For the given example set, the answer will be 37.

Part Two

For part two, the cost is defined as:

if the absolute difference is $1$, then the cost is $1$.
if the absolute difference is $2$, then the cost is $1 + 2 = 3$.
if the absolute difference is $3$, then the cost is $1 + 2 + 3 = 6$.
etc.

That is, if the absolute difference is $k$, the cost is the $k^{\text{th}}$ triangle number.

For the given example set, the answer will be 168.

Solution

We will present two ways of solving the problem, a brute force one, and one which uses statistics.
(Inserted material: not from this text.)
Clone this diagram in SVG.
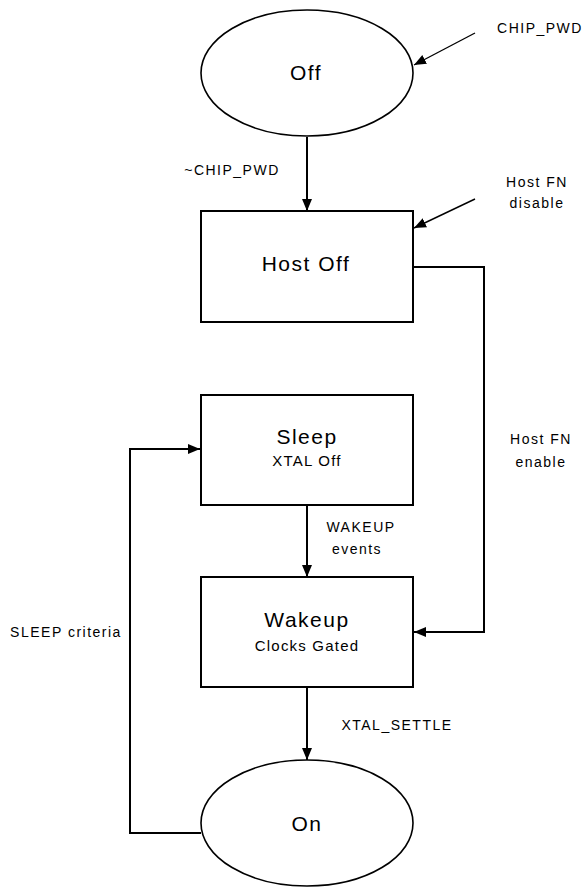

For triangle numbers, we have:

\[ 1 + 2 + \ldots + n = \sum_{k = 1}^n k = \frac{n * (n + 1)}{2} \]

Perl

First, we read in the data:

my @nums = <> =~ /[0-9]+/g;

Next, we define two functions to calculate costs. cost1 calculates the cost for part one, while cost2 calculates the cost for part two. Both functions take two arguments: a number ($target), and a reference to an array with numbers ($nums). What they return is the sum of the costs between $target and each of the elements of $nums:

sub cost1 ($target, $nums) {
    sum map {abs ($target - $_)} @$nums;
}

sub cost2 ($target, $nums) {
    sum map {my $n = abs ($target - $_); $n * ($n + 1) / 2} @$nums;
}

Brute Force

For the brute force approach, we calculate the sum of the costs for every possible integer between the minimum and maximum values of @nums, and report the minimum:

say "Solution 1: ", min map {cost1 $_, \@nums} min (@nums) .. max (@nums);
say "Solution 2: ", min map {cost2 $_, \@nums} min (@nums) .. max (@nums);

Find the full program on GitHub.

Using Statistics

The sum of the costs of part one will be minimized for the median of $\mathcal{S}$, while the sum of the costs for part two will be minimized for the arithmetic mean of $\mathcal{S}$.

Now, both the median and the mean may be non-integers. But if we look at the sum of the costs when going from the minimum value of $\mathcal{S}$ to the maximum value of $\mathcal{S}$, the sum of the costs will strictly decrease from the minimum value of $\mathcal{S}$ to the median/mean, and then strictly increase till we have reached the maximum value of $\mathcal{S}$.

So, we will be calculating the costs for the median/mean rounded up, and rounded down: the minimum of those will be the answer.

Which leads to:

my $median = median @nums;
my $mean   =   mean @nums;

say "Solution 1: ", min cost1 (floor ($median), \@nums),
                        cost1 ( ceil ($median), \@nums);
say "Solution 2: ", min cost2 (floor ($mean),   \@nums),
                        cost2 ( ceil ($mean),   \@nums);

We are importing min and sum from List::Util, median and mean from Statistics::Basic, and floor and ceil from POSIX.